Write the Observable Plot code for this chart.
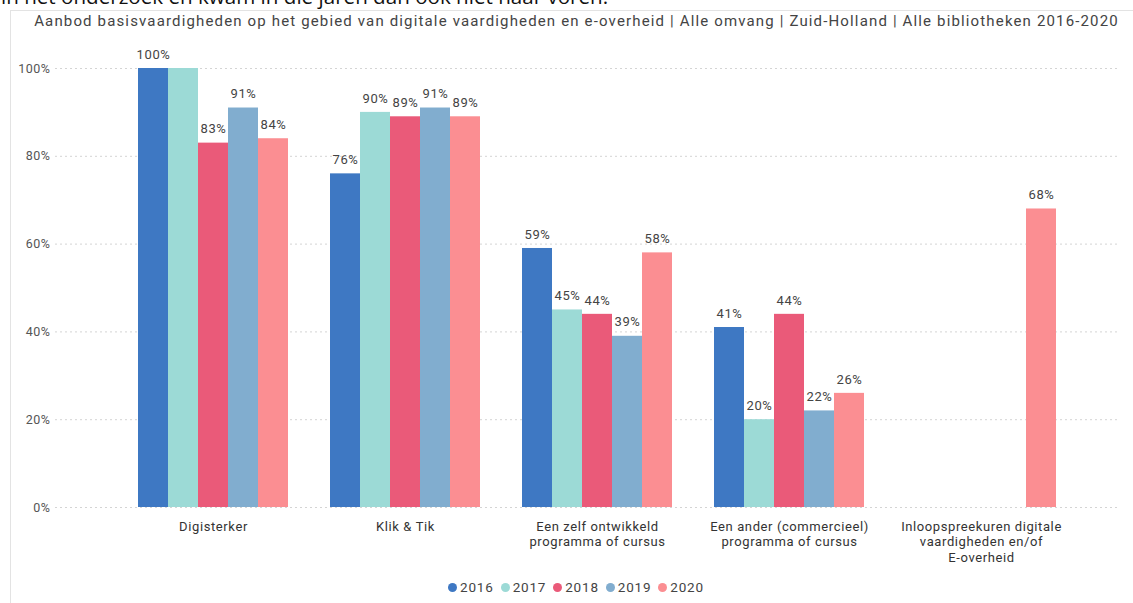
● ● ●
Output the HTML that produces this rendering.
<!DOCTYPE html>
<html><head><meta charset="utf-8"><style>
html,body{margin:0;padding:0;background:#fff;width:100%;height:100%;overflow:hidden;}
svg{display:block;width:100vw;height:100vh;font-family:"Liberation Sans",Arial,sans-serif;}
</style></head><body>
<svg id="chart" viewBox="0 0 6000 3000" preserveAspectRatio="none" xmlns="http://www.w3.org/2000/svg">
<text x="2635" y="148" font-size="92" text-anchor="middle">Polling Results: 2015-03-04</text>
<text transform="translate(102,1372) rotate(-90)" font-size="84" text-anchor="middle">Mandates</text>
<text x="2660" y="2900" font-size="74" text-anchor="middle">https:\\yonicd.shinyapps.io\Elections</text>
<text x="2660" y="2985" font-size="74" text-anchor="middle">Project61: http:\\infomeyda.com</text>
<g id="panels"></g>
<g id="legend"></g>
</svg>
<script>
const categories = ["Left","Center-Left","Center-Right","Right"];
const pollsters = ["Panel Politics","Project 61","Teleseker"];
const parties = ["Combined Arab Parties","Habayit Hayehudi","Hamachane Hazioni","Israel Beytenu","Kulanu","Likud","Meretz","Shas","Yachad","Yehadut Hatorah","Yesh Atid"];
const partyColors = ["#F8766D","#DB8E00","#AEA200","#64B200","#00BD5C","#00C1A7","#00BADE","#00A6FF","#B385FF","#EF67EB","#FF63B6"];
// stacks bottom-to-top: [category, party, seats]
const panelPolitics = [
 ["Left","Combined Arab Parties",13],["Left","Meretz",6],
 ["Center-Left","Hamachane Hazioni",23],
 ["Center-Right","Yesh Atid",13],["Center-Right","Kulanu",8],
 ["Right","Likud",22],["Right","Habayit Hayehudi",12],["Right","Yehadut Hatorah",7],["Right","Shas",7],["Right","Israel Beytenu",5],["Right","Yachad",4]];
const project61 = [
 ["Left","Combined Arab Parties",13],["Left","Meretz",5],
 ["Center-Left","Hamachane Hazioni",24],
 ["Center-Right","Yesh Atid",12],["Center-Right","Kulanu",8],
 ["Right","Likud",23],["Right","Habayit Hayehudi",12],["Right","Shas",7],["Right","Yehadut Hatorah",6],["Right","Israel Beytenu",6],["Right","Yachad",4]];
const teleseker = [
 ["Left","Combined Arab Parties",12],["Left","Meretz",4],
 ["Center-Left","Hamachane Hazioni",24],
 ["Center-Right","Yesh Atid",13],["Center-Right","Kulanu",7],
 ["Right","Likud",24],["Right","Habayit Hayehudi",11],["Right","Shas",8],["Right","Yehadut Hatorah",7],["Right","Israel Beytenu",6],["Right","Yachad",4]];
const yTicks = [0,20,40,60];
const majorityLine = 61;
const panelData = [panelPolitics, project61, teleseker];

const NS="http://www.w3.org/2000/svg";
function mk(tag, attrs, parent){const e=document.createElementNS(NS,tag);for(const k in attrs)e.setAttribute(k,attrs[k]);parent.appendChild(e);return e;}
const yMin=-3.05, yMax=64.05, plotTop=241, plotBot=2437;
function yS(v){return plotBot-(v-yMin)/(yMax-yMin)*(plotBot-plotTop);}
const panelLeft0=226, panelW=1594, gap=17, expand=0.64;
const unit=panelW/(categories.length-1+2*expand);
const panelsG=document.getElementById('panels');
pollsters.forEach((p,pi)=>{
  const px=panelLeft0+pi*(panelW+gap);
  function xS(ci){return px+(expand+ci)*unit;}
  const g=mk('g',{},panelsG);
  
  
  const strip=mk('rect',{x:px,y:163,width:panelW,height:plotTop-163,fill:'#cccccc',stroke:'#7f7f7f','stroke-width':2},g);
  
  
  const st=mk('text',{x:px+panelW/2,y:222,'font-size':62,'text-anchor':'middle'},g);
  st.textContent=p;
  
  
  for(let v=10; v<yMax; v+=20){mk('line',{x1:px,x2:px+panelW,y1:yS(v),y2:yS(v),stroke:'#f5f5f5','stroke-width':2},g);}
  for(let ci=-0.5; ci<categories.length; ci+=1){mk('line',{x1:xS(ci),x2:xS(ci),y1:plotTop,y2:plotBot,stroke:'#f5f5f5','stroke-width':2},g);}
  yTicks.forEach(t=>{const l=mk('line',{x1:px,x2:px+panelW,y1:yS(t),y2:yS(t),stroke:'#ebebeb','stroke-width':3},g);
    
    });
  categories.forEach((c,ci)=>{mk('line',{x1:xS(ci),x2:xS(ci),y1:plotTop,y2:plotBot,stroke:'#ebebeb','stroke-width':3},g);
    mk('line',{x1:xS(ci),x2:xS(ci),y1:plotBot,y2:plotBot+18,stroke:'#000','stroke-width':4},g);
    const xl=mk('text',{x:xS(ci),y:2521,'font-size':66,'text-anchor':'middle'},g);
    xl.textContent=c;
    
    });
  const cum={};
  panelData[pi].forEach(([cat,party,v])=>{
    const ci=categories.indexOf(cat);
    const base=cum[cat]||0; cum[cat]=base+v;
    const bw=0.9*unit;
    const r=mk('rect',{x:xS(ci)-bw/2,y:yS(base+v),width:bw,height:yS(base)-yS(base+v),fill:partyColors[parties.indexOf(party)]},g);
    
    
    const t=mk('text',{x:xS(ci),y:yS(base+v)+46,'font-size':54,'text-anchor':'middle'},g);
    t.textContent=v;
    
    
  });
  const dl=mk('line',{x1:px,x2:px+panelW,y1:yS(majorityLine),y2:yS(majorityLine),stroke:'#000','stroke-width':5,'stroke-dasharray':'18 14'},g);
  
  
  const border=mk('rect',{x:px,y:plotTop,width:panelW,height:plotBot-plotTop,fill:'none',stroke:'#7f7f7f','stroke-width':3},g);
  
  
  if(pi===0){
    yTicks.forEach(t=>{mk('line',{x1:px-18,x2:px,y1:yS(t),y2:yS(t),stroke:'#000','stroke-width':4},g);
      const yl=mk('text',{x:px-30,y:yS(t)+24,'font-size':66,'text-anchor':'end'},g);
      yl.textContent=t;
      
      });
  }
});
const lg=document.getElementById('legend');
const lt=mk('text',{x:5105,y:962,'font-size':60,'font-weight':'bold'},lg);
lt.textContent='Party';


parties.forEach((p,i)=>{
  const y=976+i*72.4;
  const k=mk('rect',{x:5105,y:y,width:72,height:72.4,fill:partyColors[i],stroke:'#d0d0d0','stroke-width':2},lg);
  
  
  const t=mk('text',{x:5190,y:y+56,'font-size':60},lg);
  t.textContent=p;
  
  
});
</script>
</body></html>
● ● ●
From the entries above, copy each line holding "this".

Write the Observable Plot code for this chart.
Output the HTML that produces this rendering.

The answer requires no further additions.